Am Sendlinger Tor ist die Chance groß, dieses auffällige Auto zu sehen. Es ist ein Wagen mit Werbung, aber es geht nicht um einen Gartencenter oder einen Mäusezirkus. Auf diesem Auto steht: Der Krimipfarrer. Felix Leibrock, ein Pfarrer, der Krimis schreibt, macht hier Werbung in eigener Sache. "Der Krimipfarrer - das ist die Marke, die ich setzen will", sagt er.
Leibrock arbeitet in der Herzog-Wilhelm-Straße am Sendlinger Tor, er ist Geschäftsführer beim Evangelischen Bildungswerk.

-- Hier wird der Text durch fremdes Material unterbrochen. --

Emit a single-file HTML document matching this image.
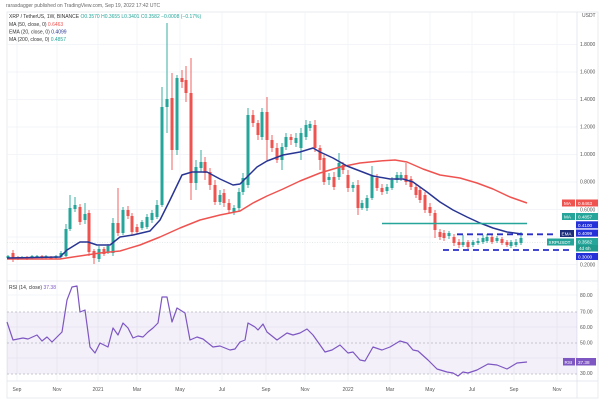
<!DOCTYPE html>
<html><head><meta charset="utf-8"><style>
html,body{margin:0;padding:0;background:#fff;width:600px;height:400px;overflow:hidden}
svg{display:block}
text{font-family:"Liberation Sans",sans-serif}
</style></head><body>
<svg width="600" height="400" viewBox="0 0 600 400" xmlns="http://www.w3.org/2000/svg">
<rect width="600" height="400" fill="#fff"/>
<text x="6" y="7" font-size="5" fill="#666">rarasdagger published on TradingView.com, Sep 19, 2022 17:42 UTC</text>
<rect x="7" y="12" width="591" height="386" fill="none" stroke="#e3e6ec" stroke-width="0.8"/>
<!-- grid -->
<g stroke="#f0f2f6" stroke-width="0.8">
<path d="M7 44.5H577M7 72H577M7 99.5H577M7 127H577M7 154.5H577M7 182H577M7 209.5H577M7 237H577M7 264.5H577"/>
<path d="M17 12V381M57 12V381M98 12V381M137 12V381M180 12V381M222 12V381M266 12V381M305 12V381M348 12V381M390 12V381M430 12V381M472 12V381M514 12V381M557 12V381"/>
<path d="M7 295H577M7 327H577M7 358H577"/>
</g>
<path d="M577 12V398M7 281H598M7 381H598" stroke="#e0e3eb" stroke-width="0.8"/>
<!-- price line -->
<path d="M7 242.5H577" stroke="#c8d6d4" stroke-width="0.6" stroke-dasharray="1,1.5"/>
<!-- candles green wicks -->
<path stroke="#26a69a" stroke-width="0.9" fill="none" d="M8 255V259M22 256V259M32 255V259M37 255V258M46 255V259M56 255V259M61 251V259M66 224V257M70 195V231M75 197V212M85 203V224M99 246V262M108 244V254M113 218V256M123 207V235M142 220V230M147 214V229M152 210V223M157 200V219M162 87V207M167 23V133M177 75V155M196 160V190M201 150V172M220 190V205M234 205V215M239 188V211M243 173V195M248 108V188M262 108V140M282 143V170M286 133V150M296 133V147M301 128V160M306 120V140M310 121V131M329 173V185M339 153V180M353 182V192M362 200V210M367 195V211M372 166V200M387 184V194M392 177V190M397 172V183M401 172V181M449 231V239M463 235V247M473 240V247M478 238V245M483 235V244M487 234V243M497 236V243M511 240V248M516 239V247M521 232V245"/>
<path stroke="#26a69a" stroke-width="3" fill="none" d="M8 256V258M22 257V258.5M32 256V258M37 256V257.5M46 256V258M56 256V258M61 253V257M66 229V256M70 208V229M75 205V209M85 214V220M99 249V259M108 246V252M113 223V253M123 210V233M142 222V228M147 217V227M152 213V220M157 205V217M162 107V205M167 99V107M177 78V150M196 167V183M201 162V168M220 195V202M234 208V212M239 192V208M243 178V192M248 115V185M262 112V137M282 147V160M286 137V147M296 138V143M301 133V148M306 125V137M310 124V128M329 177V180M339 163V177M353 185V188M362 203V208M367 198V208M372 175V198M387 187V191M392 180V188M397 175V180M401 175V178M449 233V236M463 242V245M473 242V245M478 241V243M483 238V242M487 237V241M497 238V241M511 242V246M516 242V245M521 238V243"/>
<!-- candles red -->
<path stroke="#ef5350" stroke-width="0.9" fill="none" d="M13 250V262M18 256V260M27 256V260M42 255V259M51 256V259M80 204V225M89 210V256M94 249V264M104 247V256M118 188V236M128 206V219M132 213V236M137 224V234M172 73V170M182 70V88M186 66V102M191 58V200M205 157V180M210 168V190M215 180V205M224 189V207M229 199V213M253 110V127M258 120V140M267 97V160M272 135V152M277 143V163M291 134V145M315 120V152M320 145V170M324 155V185M334 172V190M343 162V174M348 170V192M358 180V215M377 174V191M382 184V195M406 163V185M411 176V190M416 184V198M420 187V203M425 192V213M430 203V216M435 210V238M440 229V240M444 230V241M454 234V246M459 239V248M468 240V249M492 235V244M502 237V245M507 240V247"/>
<path stroke="#ef5350" stroke-width="3" fill="none" d="M13 253V259M18 257V259M27 257V259M42 256V258M51 257V258.5M80 207V222M89 213V252M94 251V258M104 249V254M118 223V233M128 210V216M132 216V232M137 227V232M172 98V150M182 78V82M186 80V93M191 93V183M205 162V173M210 172V185M215 185V202M224 193V203M229 203V210M253 115V123M258 123V135M267 112V140M272 140V148M277 148V160M291 137V140M315 125V148M320 148V160M324 158V182M334 177V187M343 165V170M348 175V188M358 185V208M377 178V188M382 188V192M406 175V182M411 179V187M416 187V195M420 190V200M425 195V210M430 207V213M435 213V230M440 232V237M444 233V238M454 237V243M459 242V245M468 242V247M492 237V242M502 239V243M507 242V245"/>
<!-- MA50 red -->
<polyline fill="none" stroke="#ef5350" stroke-width="1.5" stroke-linejoin="round" points="7,259 60,259 73,257 100,253 120,251 140,245 160,237 180,228 200,220 220,215 240,211 253,203 267,196 283,189 300,181 320,173 340,167 360,163 380,161 395,160 407,162 423,169 440,175 460,178 477,183 493,189 510,197 527,203"/>
<!-- EMA20 navy -->
<polyline fill="none" stroke="#283593" stroke-width="1.5" stroke-linejoin="round" points="7,258 60,257 67,250 80,242 88,242 97,245 110,245 120,237 133,235 150,231 160,220 170,200 182,175 192,172 207,172 220,179 233,185 240,184 247,177 257,167 267,161 283,155 300,152 313,148 320,152 333,158 347,166 360,171 373,176 390,179 403,179 413,182 427,192 440,202 453,210 467,217 480,223 493,228 507,232 522,234"/>
<!-- MA200 green -->
<path d="M382 223.5H527" stroke="#26a69a" stroke-width="1.5"/>
<!-- dashed levels -->
<path d="M457 234.3H557" stroke="#2a2fc8" stroke-width="1.8" stroke-dasharray="6,4"/>
<path d="M443 250H573" stroke="#2a2fc8" stroke-width="1.8" stroke-dasharray="6,4"/>
<!-- legend -->
<g font-size="5">
<text x="9" y="18" fill="#333">XRP / TetherUS, 1W, BINANCE <tspan fill="#26a69a">O0.3570 H0.3655 L0.3401 C0.3582 −0.0008 (−0.17%)</tspan></text>
<text x="9" y="26" fill="#333">MA (50, close, 0) <tspan fill="#ef5350">0.6463</tspan></text>
<text x="9" y="33.5" fill="#333">EMA (20, close, 0) <tspan fill="#283593">0.4099</tspan></text>
<text x="9" y="41" fill="#333">MA (200, close, 0) <tspan fill="#26a69a">0.4857</tspan></text>
</g>
<!-- price axis -->
<g font-size="5" fill="#555">
<text x="582" y="17">USDT</text>
<text x="580" y="46">1.8000</text>
<text x="580" y="73.5">1.6000</text>
<text x="580" y="101">1.4000</text>
<text x="580" y="128.5">1.2000</text>
<text x="580" y="156">1.0000</text>
<text x="580" y="183.5">0.8000</text>
<text x="580" y="211.5">0.6000</text>
<text x="580" y="266.5">0.2000</text>
</g>
<g font-size="4.6" fill="#fff">
<rect x="562" y="199.5" width="13" height="7" fill="#ef5350"/><text x="564" y="205">MA</text>
<rect x="576" y="199.5" width="22" height="7" fill="#ef5350"/><text x="578" y="205">0.6463</text>
<rect x="562" y="213" width="13" height="7" fill="#26a69a"/><text x="564" y="218.5">MA</text>
<rect x="576" y="213" width="22" height="7" fill="#26a69a"/><text x="578" y="218.5">0.4857</text>
<rect x="576" y="221.3" width="22" height="7" fill="#2430d8"/><text x="578" y="226.8">0.4100</text>
<rect x="560" y="230" width="14" height="7" fill="#1c2d7a"/><text x="561.5" y="235.5">EMA</text>
<rect x="576" y="229.6" width="22" height="7" fill="#2430d8"/><text x="578" y="235.1">0.4099</text>
<rect x="547" y="238.5" width="27" height="7" fill="#26a69a"/><text x="548.5" y="244">XRPUSDT</text>
<rect x="576" y="238" width="22" height="7" fill="#26a69a"/><text x="578" y="243.5">0.3582</text>
<rect x="576" y="245" width="22" height="6.5" fill="#1f9a8c"/><text x="579" y="250">4d 6h</text>
<rect x="576" y="253" width="22" height="7" fill="#2430d8"/><text x="578" y="258.5">0.3000</text>
</g>
<!-- RSI pane -->
<rect x="7" y="312" width="570" height="62" fill="#7e57c2" fill-opacity="0.09"/>
<path d="M7 312H577M7 343H577M7 374H577" stroke="#b8b8c4" stroke-width="0.7" stroke-dasharray="2,2"/>
<text x="9" y="289" font-size="5" fill="#333">RSI (14, close) <tspan fill="#7e57c2">37.38</tspan></text>
<polyline fill="none" stroke="#7e57c2" stroke-width="1.2" stroke-linejoin="round" points="7,322 13,340 23,338 28,339 37,335 42,341 47,337 52,342 62,332 67,300 72,287 77,286 80,312 85,310 90,347 95,353 100,343 108,347 113,328 118,335 123,323 128,328 133,338 138,336 143,337 148,332 153,328 158,323 162,297 167,297 172,322 177,308 185,313 190,340 197,337 203,339 213,347 220,346 230,350 235,349 240,342 245,340 248,323 255,327 258,330 263,324 267,332 277,340 287,333 293,335 300,333 307,329 313,335 325,352 332,350 340,345 348,353 353,352 360,360 365,361 373,347 382,350 390,347 400,341 407,343 413,350 418,351 428,360 437,369 447,372 453,373 458,376 463,372 468,373 477,370 488,364 497,365 507,369 517,363 527,362"/>
<g font-size="5" fill="#555">
<text x="580" y="297">80.00</text>
<text x="580" y="313.5">70.00</text>
<text x="580" y="329">60.00</text>
<text x="580" y="344.5">50.00</text>
<text x="580" y="375">30.00</text>
</g>
<rect x="563" y="358" width="12" height="7.5" fill="#7e57c2"/>
<rect x="576" y="358" width="20" height="7.5" fill="#7e57c2"/>
<text x="564.5" y="363.8" font-size="4.6" fill="#fff">RSI</text>
<text x="578" y="363.8" font-size="4.6" fill="#fff">37.38</text>
<!-- time axis -->
<g font-size="5" fill="#555" text-anchor="middle">
<text x="17" y="391">Sep</text>
<text x="57" y="391">Nov</text>
<text x="98" y="391">2021</text>
<text x="137" y="391">Mar</text>
<text x="180" y="391">May</text>
<text x="222" y="391">Jul</text>
<text x="266" y="391">Sep</text>
<text x="305" y="391">Nov</text>
<text x="348" y="391">2022</text>
<text x="390" y="391">Mar</text>
<text x="430" y="391">May</text>
<text x="472" y="391">Jul</text>
<text x="514" y="391">Sep</text>
<text x="557" y="391">Nov</text>
</g>
</svg>
</body></html>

Der Pfarrer sitzt in seinem Büro im dritten Stock, er erzählt von seinem Auto, mit dem er zur Arbeit fährt, und davon, dass er lange in Weimar gelebt hat. Dann stellt er eine Gegenfrage und hört zu. Es fällt auf, dass dieser Mann aufmerksam und neugierig ist. Er ist sehr präsent - in dem Sinne, dass er nicht mit den Gedanken woanders ist, nicht in der Zukunft oder beim letzten Spiel des FC Bayern, sondern genau hier: in der Gegenwart, in diesem Gespräch, in diesem Zimmer.
Es geht um einen Schatz aus der Nazi-Zeit
Das Zimmer ist noch ein wenig kahl. Ordner sind im Regal aufgereiht, auf dem Tisch steht ein Computer, an der Wand hängt ein Kalender. Er hat wohl noch nicht die Zeit gefunden, Bilder anzubringen, dabei geht es in seinem Krimi "Todesblau" um Gemälde, und ganz besonders um eines, das "Blaue Kathedrale" heißt und von Lyonel Feininger stammen soll. Nota bene: stammen soll. Leibrock hat das erfunden. Aber wer weiß, vielleicht gibt es so ein Bild wirklich. "Feininger ist mit dem Rad in der Gegend um Weimar unterwegs gewesen und hat Kirchen gezeichnet", sagt Felix Leibrock.
Sein Krimi spielt in Weimar. "Es ist aber kein Regionalkrimi", sagt Leibrock. "Er könnte in jeder Stadt spielen, und die Leute sprechen auch nicht Mundart." Felix Leibrock sagt es nicht offen, dafür ist er zu höflich, aber mit der Masse (besser: dem Zuviel) an Regionalkrimis will er offenbar nicht in einen Topf geworfen werden. Sein Satz "Er könnte in jeder Stadt spielen" braucht allerdings einen Zusatz: in jeder Stadt im Osten. Schließlich geht es, unter anderem, um DDR-Kinderheime. Aber vor allem geht es um einen Schatz, wie ihn Cornelius Gurlitt auch hatte: um Nazi-Raubkunst. Leibrock hatte sein Buch bereits fertig, als die Sache mit Gurlitt öffentlich wurde. "Da fühlte ich mich bestätigt", sagt der Pfarrer. "Ich denke, dass auf vielen Dachböden noch einiges herumliegt."
"Ich mache beruflich das Falsche"
Felix Leibrock wurde 1960 in Neunkirchen geboren, er wuchs in einem kleinen Dorf im Saarland auf, studierte Germanistik und Geschichte, arbeitete bei Hugendubel und machte schließlich in Amberg ein Antiquariat auf, am 9. November 1989. An diesem Tag kamen nur vier Leute vorbei, drei von ihnen sind Bekannte Leibrocks. Er ging abends heim und sah im Fernsehen, wie die Mauer fiel, wie fröhliche Menschen tanzten und sangen. Er dachte sich: "Ich bin am falschen Ort. Und ich mache beruflich das Falsche."
An Weihnachten 1989 las er frühe Predigten von Albert Schweitzer, es sind sehr einfache Ansprachen und Leibrock dachte sich: Das kannst du vielleicht auch.